Teaching with Contemporary Art

Under the Radar: Best of 2011, Part 2

Katharina Grosse, installation view of One Floor Up More Highly at Mass MoCA. Image: ContemporaryArtDaily.com

Following up on last week’s post, I’d like to conclude with a few more shows that flew under the radar in 2011:

“Katharina Grosse: One Floor Up More Highly” at Mass MoCA. Hated this show the first time I saw it and loved it on the second and third visits. Grosse teaches us, like many artists who work with installation, that an exhibit has to work on you before making a decision about whether or not you “like” it. Spray painting directly onto the walls as well as huge mounds of dirt and Styrofoam, this show had the effect of stepping into another world. And while Grosse sees her work as neither representational or abstract, one couldn’t help associating some elements with massive piles of dried pigment or hyper-enlarged ice crystals. Another thing I really enjoyed was how the installation changed dramatically depending on where you stood in the gigantic space.

“Dana Schutz: If The Face Had Wheels” at the Neuberger Museum. As much as it kills me to admit it, especially after what I wrote about him last year, Jerry Saltz really said it best: “Given the continued imbalance in the system, for a woman to paint at all is still a political act; for her to do so in a vaguely gestural figurative style is almost insurrectionary. The show proves that like all outstanding artists, Schutz probably has an extra wrinkle in her frontal lobe.” Besides, how can anyone resist “Shaking, Cooking, Peeing” as a metaphor for…. everything?

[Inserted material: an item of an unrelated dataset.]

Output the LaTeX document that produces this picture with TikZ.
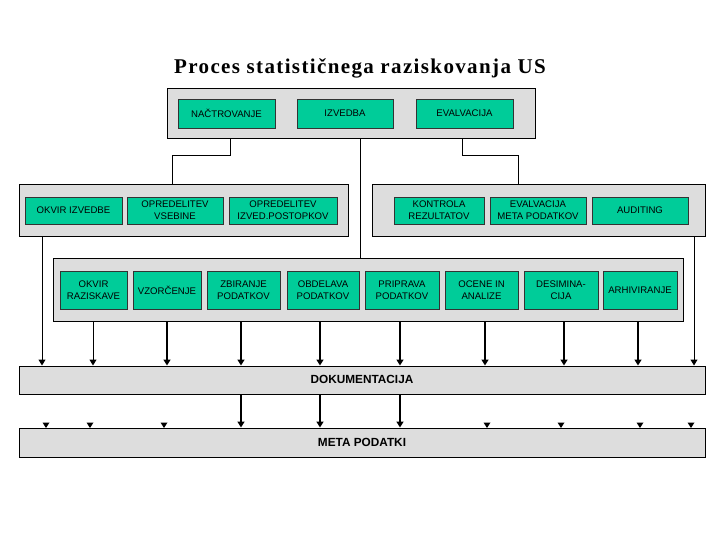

“Richard Serra: Junction/Cycle” at Gagosian Gallery. Serra’s two new sculptures at Gagosian left me with the same reactions I had experiencing his work for the first time many years ago. While feeling a little seasick I simultaneously wanted to walk and weave through the spaces, encounter other visitors unexpectedly and run my hands along the orange-brown walls that tilted and loomed in many of the tight spaces. Getting these two pieces into Gagosian’s gallery must have been one hell of a trick and I wonder if anyone has it on time-lapse video? That would be something to share with students.

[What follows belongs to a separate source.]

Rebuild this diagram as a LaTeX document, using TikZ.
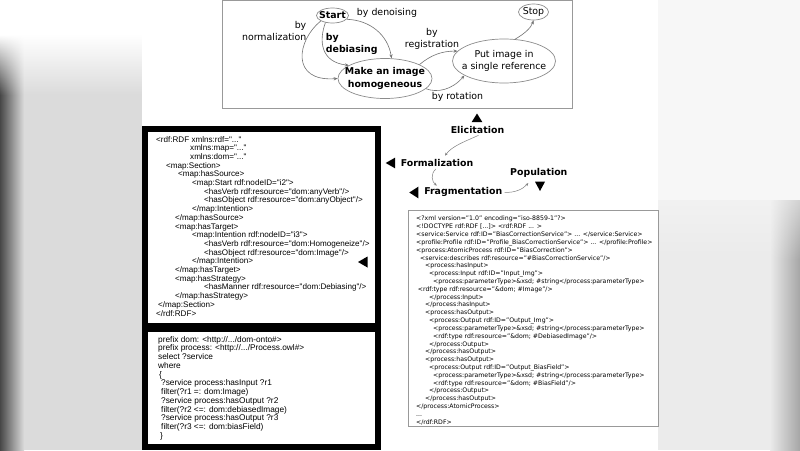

“Glenn Ligon: AMERICA” at the Whitney Museum of American Art. Stepping off the elevator and into Ligon’s silkscreened photograph, Hands, was a tremendous start to a show that was both gorgeous and provocative. In so many of the works, both  literally and figuratively, America stared us in the face and then turned away, leaving us with nothing but space to reflect on where we are in this place and time.

“Laurel Nakadate: Only the Lonely” at MoMA P.S. 1. What I enjoyed most about this show was how Nakadate experiments with meeting strangers and role playing in order to create films and photographs. It literally made me fear for her safety but also admire that ability to inject herself into very different situations in order to make the work.